*Supplied material:*
▬▬▬▬▬▬

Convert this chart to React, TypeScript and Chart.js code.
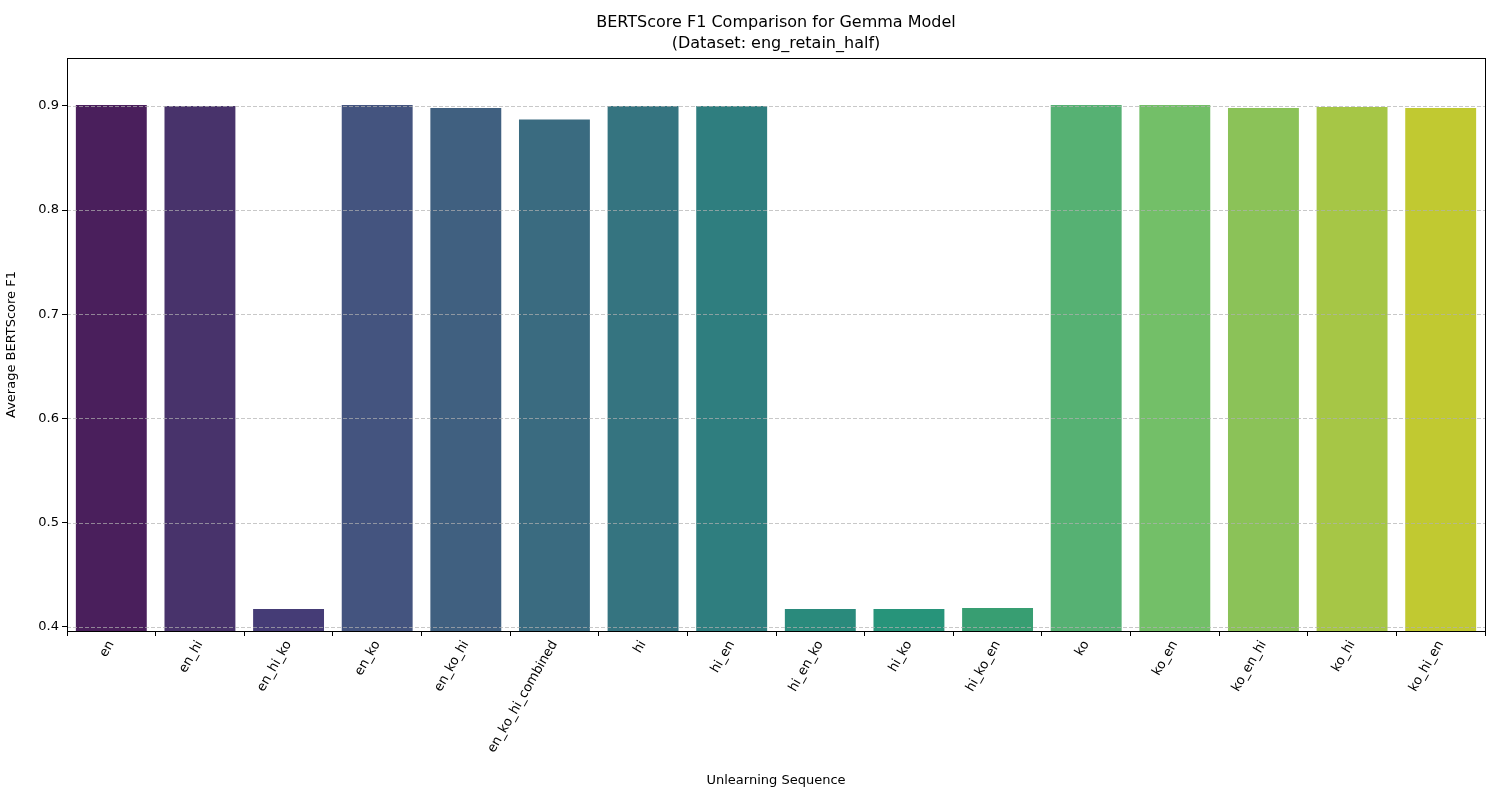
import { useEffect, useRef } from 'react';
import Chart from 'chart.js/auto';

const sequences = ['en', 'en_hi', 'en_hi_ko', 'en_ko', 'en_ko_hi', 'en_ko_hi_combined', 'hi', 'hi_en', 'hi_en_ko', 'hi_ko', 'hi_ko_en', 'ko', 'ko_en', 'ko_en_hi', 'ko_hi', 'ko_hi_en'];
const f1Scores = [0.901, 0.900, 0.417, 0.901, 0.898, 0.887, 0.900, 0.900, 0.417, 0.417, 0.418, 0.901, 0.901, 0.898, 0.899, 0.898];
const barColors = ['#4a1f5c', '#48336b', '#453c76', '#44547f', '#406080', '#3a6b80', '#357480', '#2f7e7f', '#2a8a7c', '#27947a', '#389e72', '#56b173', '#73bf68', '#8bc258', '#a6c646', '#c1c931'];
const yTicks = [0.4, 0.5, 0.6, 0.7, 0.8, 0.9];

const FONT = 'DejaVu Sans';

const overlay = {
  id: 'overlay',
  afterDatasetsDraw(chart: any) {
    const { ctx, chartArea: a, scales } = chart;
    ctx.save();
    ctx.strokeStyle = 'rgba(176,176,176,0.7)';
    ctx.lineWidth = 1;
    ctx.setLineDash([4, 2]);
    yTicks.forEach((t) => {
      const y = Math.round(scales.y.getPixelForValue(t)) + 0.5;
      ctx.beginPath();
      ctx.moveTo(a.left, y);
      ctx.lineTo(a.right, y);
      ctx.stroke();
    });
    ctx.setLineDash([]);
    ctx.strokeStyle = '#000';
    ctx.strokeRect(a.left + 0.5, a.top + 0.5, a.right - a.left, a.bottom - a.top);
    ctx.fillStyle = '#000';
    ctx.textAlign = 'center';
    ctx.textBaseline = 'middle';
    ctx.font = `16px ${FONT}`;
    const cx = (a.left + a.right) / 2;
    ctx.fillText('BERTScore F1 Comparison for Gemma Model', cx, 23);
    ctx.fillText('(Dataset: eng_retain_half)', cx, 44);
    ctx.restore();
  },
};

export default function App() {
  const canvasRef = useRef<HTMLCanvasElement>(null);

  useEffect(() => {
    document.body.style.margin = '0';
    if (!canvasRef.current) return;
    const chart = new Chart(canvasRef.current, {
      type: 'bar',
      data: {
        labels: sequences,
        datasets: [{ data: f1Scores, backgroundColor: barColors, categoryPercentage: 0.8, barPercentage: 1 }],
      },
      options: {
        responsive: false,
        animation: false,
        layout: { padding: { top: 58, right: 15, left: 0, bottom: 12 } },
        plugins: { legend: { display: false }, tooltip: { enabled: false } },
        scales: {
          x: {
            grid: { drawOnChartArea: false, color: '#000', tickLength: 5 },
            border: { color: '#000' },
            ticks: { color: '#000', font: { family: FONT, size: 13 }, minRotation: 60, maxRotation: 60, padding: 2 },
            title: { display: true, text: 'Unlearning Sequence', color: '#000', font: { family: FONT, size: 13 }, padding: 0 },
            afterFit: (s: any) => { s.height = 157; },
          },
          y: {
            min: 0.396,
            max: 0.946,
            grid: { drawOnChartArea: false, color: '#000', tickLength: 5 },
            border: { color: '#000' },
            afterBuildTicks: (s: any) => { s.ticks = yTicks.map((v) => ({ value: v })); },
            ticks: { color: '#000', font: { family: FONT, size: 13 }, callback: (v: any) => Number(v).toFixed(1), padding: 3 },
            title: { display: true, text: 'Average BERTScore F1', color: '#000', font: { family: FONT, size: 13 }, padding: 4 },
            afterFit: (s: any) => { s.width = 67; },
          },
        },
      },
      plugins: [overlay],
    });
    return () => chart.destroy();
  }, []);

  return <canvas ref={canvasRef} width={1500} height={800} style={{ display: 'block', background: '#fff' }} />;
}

▬▬▬▬▬▬

*What you have to do:*
Without including any pictures, reproduce the listing exactly.

*Response to this exercise:*
Convert this chart to React, TypeScript and Chart.js code.
import { useEffect, useRef } from 'react';
import Chart from 'chart.js/auto';

const sequences = ['en', 'en_hi', 'en_hi_ko', 'en_ko', 'en_ko_hi', 'en_ko_hi_combined', 'hi', 'hi_en', 'hi_en_ko', 'hi_ko', 'hi_ko_en', 'ko', 'ko_en', 'ko_en_hi', 'ko_hi', 'ko_hi_en'];
const f1Scores = [0.901, 0.900, 0.417, 0.901, 0.898, 0.887, 0.900, 0.900, 0.417, 0.417, 0.418, 0.901, 0.901, 0.898, 0.899, 0.898];
const barColors = ['#4a1f5c', '#48336b', '#453c76', '#44547f', '#406080', '#3a6b80', '#357480', '#2f7e7f', '#2a8a7c', '#27947a', '#389e72', '#56b173', '#73bf68', '#8bc258', '#a6c646', '#c1c931'];
const yTicks = [0.4, 0.5, 0.6, 0.7, 0.8, 0.9];

const FONT = 'DejaVu Sans';

const overlay = {
  id: 'overlay',
  afterDatasetsDraw(chart: any) {
    const { ctx, chartArea: a, scales } = chart;
    ctx.save();
    ctx.strokeStyle = 'rgba(176,176,176,0.7)';
    ctx.lineWidth = 1;
    ctx.setLineDash([4, 2]);
    yTicks.forEach((t) => {
      const y = Math.round(scales.y.getPixelForValue(t)) + 0.5;
      ctx.beginPath();
      ctx.moveTo(a.left, y);
      ctx.lineTo(a.right, y);
      ctx.stroke();
    });
    ctx.setLineDash([]);
    ctx.strokeStyle = '#000';
    ctx.strokeRect(a.left + 0.5, a.top + 0.5, a.right - a.left, a.bottom - a.top);
    ctx.fillStyle = '#000';
    ctx.textAlign = 'center';
    ctx.textBaseline = 'middle';
    ctx.font = `16px ${FONT}`;
    const cx = (a.left + a.right) / 2;
    ctx.fillText('BERTScore F1 Comparison for Gemma Model', cx, 23);
    ctx.fillText('(Dataset: eng_retain_half)', cx, 44);
    ctx.restore();
  },
};

export default function App() {
  const canvasRef = useRef<HTMLCanvasElement>(null);

  useEffect(() => {
    document.body.style.margin = '0';
    if (!canvasRef.current) return;
    const chart = new Chart(canvasRef.current, {
      type: 'bar',
      data: {
        labels: sequences,
        datasets: [{ data: f1Scores, backgroundColor: barColors, categoryPercentage: 0.8, barPercentage: 1 }],
      },
      options: {
        responsive: false,
        animation: false,
        layout: { padding: { top: 58, right: 15, left: 0, bottom: 12 } },
        plugins: { legend: { display: false }, tooltip: { enabled: false } },
        scales: {
          x: {
            grid: { drawOnChartArea: false, color: '#000', tickLength: 5 },
            border: { color: '#000' },
            ticks: { color: '#000', font: { family: FONT, size: 13 }, minRotation: 60, maxRotation: 60, padding: 2 },
            title: { display: true, text: 'Unlearning Sequence', color: '#000', font: { family: FONT, size: 13 }, padding: 0 },
            afterFit: (s: any) => { s.height = 157; },
          },
          y: {
            min: 0.396,
            max: 0.946,
            grid: { drawOnChartArea: false, color: '#000', tickLength: 5 },
            border: { color: '#000' },
            afterBuildTicks: (s: any) => { s.ticks = yTicks.map((v) => ({ value: v })); },
            ticks: { color: '#000', font: { family: FONT, size: 13 }, callback: (v: any) => Number(v).toFixed(1), padding: 3 },
            title: { display: true, text: 'Average BERTScore F1', color: '#000', font: { family: FONT, size: 13 }, padding: 4 },
            afterFit: (s: any) => { s.width = 67; },
          },
        },
      },
      plugins: [overlay],
    });
    return () => chart.destroy();
  }, []);

  return <canvas ref={canvasRef} width={1500} height={800} style={{ display: 'block', background: '#fff' }} />;
}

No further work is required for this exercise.